Data excerpt »
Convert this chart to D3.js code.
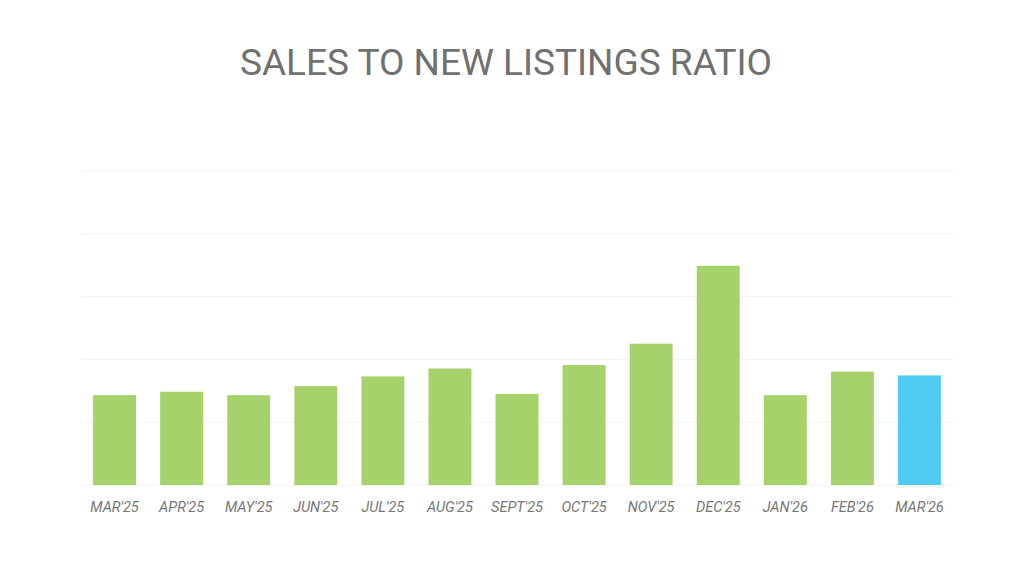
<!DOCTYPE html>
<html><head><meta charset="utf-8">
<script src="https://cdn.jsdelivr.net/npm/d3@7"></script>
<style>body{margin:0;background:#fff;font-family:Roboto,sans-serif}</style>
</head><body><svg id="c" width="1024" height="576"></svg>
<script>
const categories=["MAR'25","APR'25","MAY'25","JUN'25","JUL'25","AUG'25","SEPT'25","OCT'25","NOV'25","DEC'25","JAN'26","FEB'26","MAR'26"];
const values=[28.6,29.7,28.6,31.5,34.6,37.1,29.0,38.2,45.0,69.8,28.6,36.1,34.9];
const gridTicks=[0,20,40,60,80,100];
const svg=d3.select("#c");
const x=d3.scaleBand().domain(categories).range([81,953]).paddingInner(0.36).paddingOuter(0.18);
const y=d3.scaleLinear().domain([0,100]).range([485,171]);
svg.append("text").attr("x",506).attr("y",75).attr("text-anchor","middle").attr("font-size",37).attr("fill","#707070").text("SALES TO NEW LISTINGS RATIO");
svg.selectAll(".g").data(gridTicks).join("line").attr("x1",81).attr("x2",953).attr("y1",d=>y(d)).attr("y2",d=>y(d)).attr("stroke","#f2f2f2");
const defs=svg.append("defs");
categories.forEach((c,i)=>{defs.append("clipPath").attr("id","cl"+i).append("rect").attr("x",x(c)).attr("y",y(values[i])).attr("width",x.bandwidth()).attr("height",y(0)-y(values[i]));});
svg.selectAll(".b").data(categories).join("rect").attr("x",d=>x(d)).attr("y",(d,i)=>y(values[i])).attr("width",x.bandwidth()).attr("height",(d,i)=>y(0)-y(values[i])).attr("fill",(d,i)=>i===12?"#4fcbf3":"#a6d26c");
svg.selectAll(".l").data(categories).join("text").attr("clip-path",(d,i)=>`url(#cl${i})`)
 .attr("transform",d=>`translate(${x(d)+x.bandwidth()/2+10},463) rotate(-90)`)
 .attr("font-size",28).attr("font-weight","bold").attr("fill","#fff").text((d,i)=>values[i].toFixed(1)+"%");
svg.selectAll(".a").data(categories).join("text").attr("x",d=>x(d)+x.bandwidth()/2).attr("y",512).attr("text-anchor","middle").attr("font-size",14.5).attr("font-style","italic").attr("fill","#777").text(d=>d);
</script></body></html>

Task directions »
Omit every picture, then reproduce the rest of the listing exactly.

Worked solution »
Convert this chart to D3.js code.
<!DOCTYPE html>
<html><head><meta charset="utf-8">
<script src="https://cdn.jsdelivr.net/npm/d3@7"></script>
<style>body{margin:0;background:#fff;font-family:Roboto,sans-serif}</style>
</head><body><svg id="c" width="1024" height="576"></svg>
<script>
const categories=["MAR'25","APR'25","MAY'25","JUN'25","JUL'25","AUG'25","SEPT'25","OCT'25","NOV'25","DEC'25","JAN'26","FEB'26","MAR'26"];
const values=[28.6,29.7,28.6,31.5,34.6,37.1,29.0,38.2,45.0,69.8,28.6,36.1,34.9];
const gridTicks=[0,20,40,60,80,100];
const svg=d3.select("#c");
const x=d3.scaleBand().domain(categories).range([81,953]).paddingInner(0.36).paddingOuter(0.18);
const y=d3.scaleLinear().domain([0,100]).range([485,171]);
svg.append("text").attr("x",506).attr("y",75).attr("text-anchor","middle").attr("font-size",37).attr("fill","#707070").text("SALES TO NEW LISTINGS RATIO");
svg.selectAll(".g").data(gridTicks).join("line").attr("x1",81).attr("x2",953).attr("y1",d=>y(d)).attr("y2",d=>y(d)).attr("stroke","#f2f2f2");
const defs=svg.append("defs");
categories.forEach((c,i)=>{defs.append("clipPath").attr("id","cl"+i).append("rect").attr("x",x(c)).attr("y",y(values[i])).attr("width",x.bandwidth()).attr("height",y(0)-y(values[i]));});
svg.selectAll(".b").data(categories).join("rect").attr("x",d=>x(d)).attr("y",(d,i)=>y(values[i])).attr("width",x.bandwidth()).attr("height",(d,i)=>y(0)-y(values[i])).attr("fill",(d,i)=>i===12?"#4fcbf3":"#a6d26c");
svg.selectAll(".l").data(categories).join("text").attr("clip-path",(d,i)=>`url(#cl${i})`)
 .attr("transform",d=>`translate(${x(d)+x.bandwidth()/2+10},463) rotate(-90)`)
 .attr("font-size",28).attr("font-weight","bold").attr("fill","#fff").text((d,i)=>values[i].toFixed(1)+"%");
svg.selectAll(".a").data(categories).join("text").attr("x",d=>x(d)+x.bandwidth()/2).attr("y",512).attr("text-anchor","middle").attr("font-size",14.5).attr("font-style","italic").attr("fill","#777").text(d=>d);
</script></body></html>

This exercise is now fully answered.